Überläufer und Anlagebetrüger
Ein Glücksfall für das Rimini-Casting ist der blinde Christian Spremberg aus Hamburg. In Blindenschrift liest er aus dem «Kapital», sein Joker sind aber seine 20 000 Platten, darunter viele Werbejingles. Ein paar davon spielt er ab und kommentiert sie ironisch. Ein schöner Berührungspunkt: Der «Reichtum der Gesellschaften», so heisst es im ersten Satz des «Kapitals», «erscheint als eine ungeheure Warensammlung» - bei Spremberg, der sehr radiofon lesen kann, wird dieser Schein der Waren zur reinen Akustik.

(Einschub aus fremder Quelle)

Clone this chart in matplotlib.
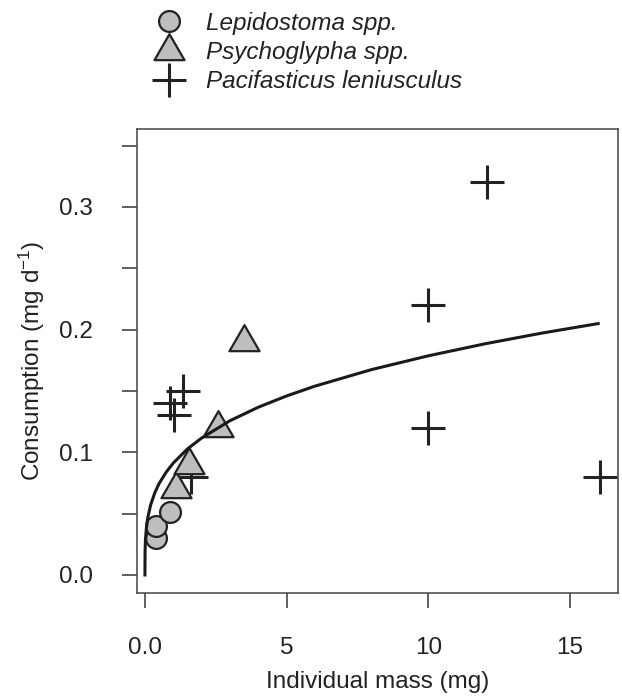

Eine Notwendigkeit eines solchen Projekts stellt Jochen Noth dar. Zu Worten von Rudi Dutschke sehen wir den Studenten Noth im Video auf einen Teppich scheissen und später Geld verbrennen. Dann erzählt er von seiner langen Zeit in China, wie er nach Deutschland zurückkehrte und seine linke Bibliothek «in diese Produktion entsorgt» hat. Heute ist er Consultant. Ein Überläufer, das muss sein.

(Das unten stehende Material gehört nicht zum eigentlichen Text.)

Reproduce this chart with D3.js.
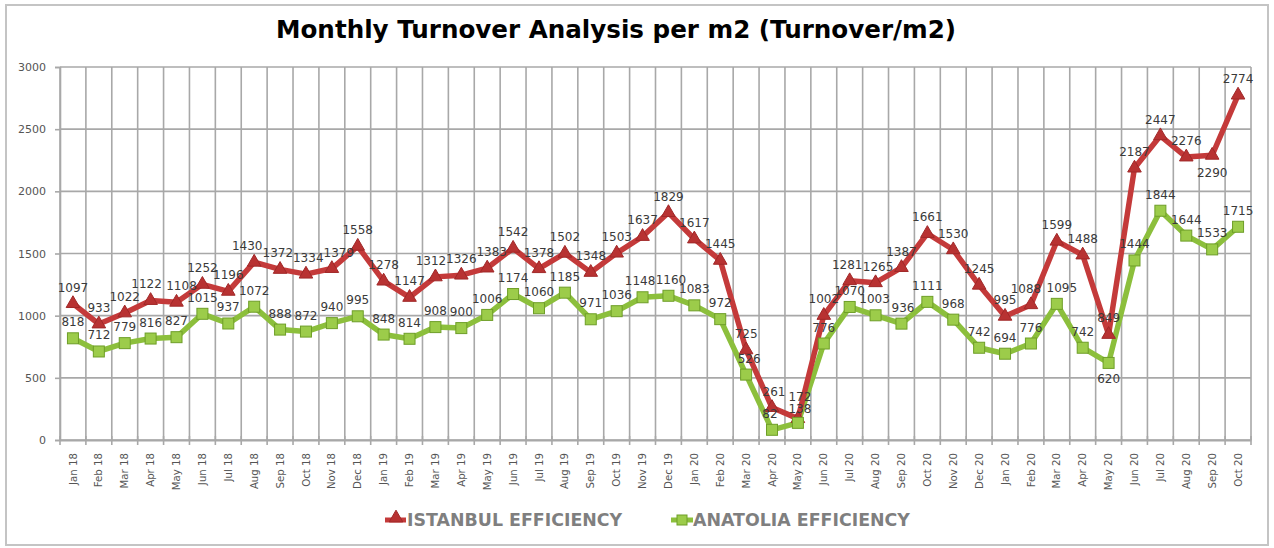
<!DOCTYPE html>
<html><head><meta charset="utf-8">
<script src="https://cdn.jsdelivr.net/npm/d3@7"></script>
<style>html,body{margin:0;padding:0;background:#fff;}svg{display:block;}</style>
</head><body>
<svg id="c" width="1274" height="548"></svg>
<script>
const categories = ["Jan 18","Feb 18","Mar 18","Apr 18","May 18","Jun 18","Jul 18","Aug 18","Sep 18","Oct 18","Nov 18","Dec 18",
 "Jan 19","Feb 19","Mar 19","Apr 19","May 19","Jun 19","Jul 19","Aug 19","Sep 19","Oct 19","Nov 19","Dec 19",
 "Jan 20","Feb 20","Mar 20","Apr 20","May 20","Jun 20","Jul 20","Aug 20","Sep 20","Oct 20","Nov 20","Dec 20",
 "Jan 20","Feb 20","Mar 20","Apr 20","May 20","Jun 20","Jul 20","Aug 20","Sep 20","Oct 20"];
const istanbul = [1097,933,1022,1122,1108,1252,1196,1430,1372,1334,1379,1558,
 1278,1147,1312,1326,1383,1542,1378,1502,1348,1503,1637,1829,
 1617,1445,725,261,172,1002,1281,1265,1387,1661,1530,1245,
 995,1088,1599,1488,849,2187,2447,2276,2290,2774];
const anatolia = [818,712,779,816,827,1015,937,1072,888,872,940,995,
 848,814,908,900,1006,1174,1060,1185,971,1036,1148,1160,
 1083,972,526,82,138,776,1070,1003,936,1111,968,742,
 694,776,1095,742,620,1444,1844,1644,1533,1715];
const yTicks = [0,500,1000,1500,2000,2500,3000];
const seriesNames = ["ISTANBUL EFFICIENCY","ANATOLIA EFFICIENCY"];
const titleText = "Monthly Turnover Analysis per m2 (Turnover/m2)";

(function(){
const svg = d3.select("#c");
const F = "DejaVu Sans, Verdana, sans-serif";
const pL = 60, pR = 1251, pT = 67, pB = 440;
const idx = categories.map((d,i)=>i);
const x = d3.scaleBand().domain(idx).range([pL,pR]);
const y = d3.scaleLinear().domain([0,3000]).range([pB,pT]);
const cx = i => x(i) + x.bandwidth()/2;

svg.append("rect").attr("x",6).attr("y",5).attr("width",1262).attr("height",540)
  .attr("fill","#fff").attr("stroke","#c4c4c4").attr("stroke-width",2);

svg.append("text").attr("x",616).attr("y",38).attr("text-anchor","middle")
  .attr("font-family",F).attr("font-weight","bold").attr("font-size",24.6).attr("fill","#000")
  .text(titleText);

const grid = svg.append("g");
grid.selectAll("line.h").data(yTicks).join("line")
  .attr("x1",pL).attr("x2",pR).attr("y1",d=>y(d)).attr("y2",d=>y(d))
  .attr("stroke","#a8a8a8").attr("stroke-width",1.6);
const bounds = idx.map(i=>x(i)).concat([pR]);
grid.selectAll("line.v").data(bounds).join("line")
  .attr("x1",d=>d).attr("x2",d=>d).attr("y1",pT).attr("y2",pB)
  .attr("stroke","#a8a8a8").attr("stroke-width",1.6);

const yAxis = svg.append("g").attr("transform",`translate(${pL},0)`)
  .call(d3.axisLeft(y).tickValues(yTicks).tickFormat(d3.format("d")).tickSize(5).tickPadding(9));
yAxis.select(".domain").attr("stroke","#a8a8a8").attr("stroke-width",1.6);
yAxis.selectAll(".tick line").attr("stroke","#a8a8a8").attr("stroke-width",1.6);
yAxis.selectAll("text").attr("font-family",F).attr("font-size",11).attr("fill","#555");

const xAxis = svg.append("g").attr("transform",`translate(0,${pB})`)
  .call(d3.axisBottom(x).tickSize(0).tickFormat(i=>categories[i]));
xAxis.select(".domain").attr("stroke","#a8a8a8").attr("stroke-width",1.8);
xAxis.selectAll(".tick text").attr("font-family",F).attr("font-size",10.2).attr("fill","#555")
  .attr("transform","rotate(-90)").attr("text-anchor","end").attr("x",-13).attr("y",0).attr("dy","0.35em");
svg.append("g").selectAll("line").data(bounds).join("line")
  .attr("x1",d=>d).attr("x2",d=>d).attr("y1",pB-4).attr("y2",pB+5)
  .attr("stroke","#a8a8a8").attr("stroke-width",1.6);

const line = d3.line().x((d,i)=>cx(i)).y(d=>y(d));
const redC = "#c43a3a", redD = "#a02828", greenC = "#8cbf3c", greenD = "#6e9e28";

svg.append("path").datum(anatolia).attr("d",line).attr("fill","none")
  .attr("stroke",greenC).attr("stroke-width",5.5).attr("stroke-linejoin","round");
svg.append("path").datum(istanbul).attr("d",line).attr("fill","none")
  .attr("stroke",redC).attr("stroke-width",5.5).attr("stroke-linejoin","round");

const tri = d3.symbol().type(d3.symbolTriangle).size(80);
svg.append("g").selectAll("path").data(istanbul).join("path")
  .attr("d",tri).attr("transform",(d,i)=>`translate(${cx(i)},${y(d)})`)
  .attr("fill","#b83232").attr("stroke",redD).attr("stroke-width",1);
svg.append("g").selectAll("rect").data(anatolia).join("rect")
  .attr("x",(d,i)=>cx(i)-5.5).attr("y",d=>y(d)-5.5).attr("width",11).attr("height",11)
  .attr("fill","#9ccc4a").attr("stroke",greenD).attr("stroke-width",1);

// label placement tweaks (pixel nudges, not data)
const nudge = {
  istanbul:{3:[-4,0],4:[5,0],7:[-7,0],8:[-2.3,0],9:[2.3,0],10:[7,0],14:[-4.5,0],16:[4.5,0],
            27:[2,0],28:[2,-6],30:[-2.5,0],31:[2.5,0],37:[-5,0],44:[0,34]},
  anatolia:{22:[-2.5,0],23:[2.5,0],26:[3,0],27:[-2,0],28:[2,2],31:[-1,0],32:[1.5,0],38:[5,0],40:[0,32]}
};
function labels(data, key){
  svg.append("g").selectAll("text").data(data).join("text")
    .attr("x",(d,i)=>cx(i) + ((nudge[key][i]||[0,0])[0]))
    .attr("y",(d,i)=>y(d)-12 + ((nudge[key][i]||[0,0])[1]))
    .attr("text-anchor","middle").attr("font-family",F).attr("font-size",12).attr("fill","#3a3a3a")
    .text(d=>d);
}
labels(istanbul,"istanbul");
labels(anatolia,"anatolia");

const lg = svg.append("g");
lg.append("line").attr("x1",385).attr("x2",406).attr("y1",520).attr("y2",520).attr("stroke",redC).attr("stroke-width",5);
lg.append("path").attr("d",tri).attr("transform","translate(396,518)").attr("fill","#b83232").attr("stroke",redD);
lg.append("text").attr("x",407).attr("y",526).attr("font-family",F).attr("font-weight","bold")
  .attr("font-size",17.4).attr("fill","#7f7f7f").text(seriesNames[0]);
lg.append("line").attr("x1",671).attr("x2",693).attr("y1",520).attr("y2",520).attr("stroke",greenC).attr("stroke-width",5);
lg.append("rect").attr("x",677).attr("y",515).attr("width",10).attr("height",10).attr("fill","#9ccc4a").attr("stroke",greenD);
lg.append("text").attr("x",693).attr("y",526).attr("font-family",F).attr("font-weight","bold")
  .attr("font-size",17.4).attr("fill","#7f7f7f").text(seriesNames[1]);
})();
</script>
</body></html>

Schlau wird der Abend auch, wenn er seine Regel bricht. Wenn er jemanden auftreten lässt, der nicht sich selbst spielt. Der Anlagebetrüger Jürgen Harksen erzählt von der Anhäufung seines Milliarden-Vermögens. Und als Zuschauer ist man in einer ähnlichen Situation wie seine ehemaligen Gläubiger: Das ist Harksen? Nein, es ist Ulf Mailänder, Harksens Biograf, der dann auch noch seine echte Geschichte berichtet.
Warencharakter der Person
Es gibt noch vier weitere Experten: einen im Sowjetkommunismus aufgewachsenen Filmemacher aus Riga, eine in Ostberlin geborene Übersetzerin, die den Letten dolmetscht, einen Spielsüchtigen und einen jungen Globalisierungskritiker, beide aus Düsseldorf. Was Rimini Protokoll beherrscht: diese Leute auf dem Grat zwischen Person und Performance nicht abstürzen zu lassen und sie sanft in die Höhen des Themas zu begleiten. Dass die Person dabei doch immer wieder Warencharakter annimmt, gehört dann mit zur Ironie des - pardon - Kapitalismus.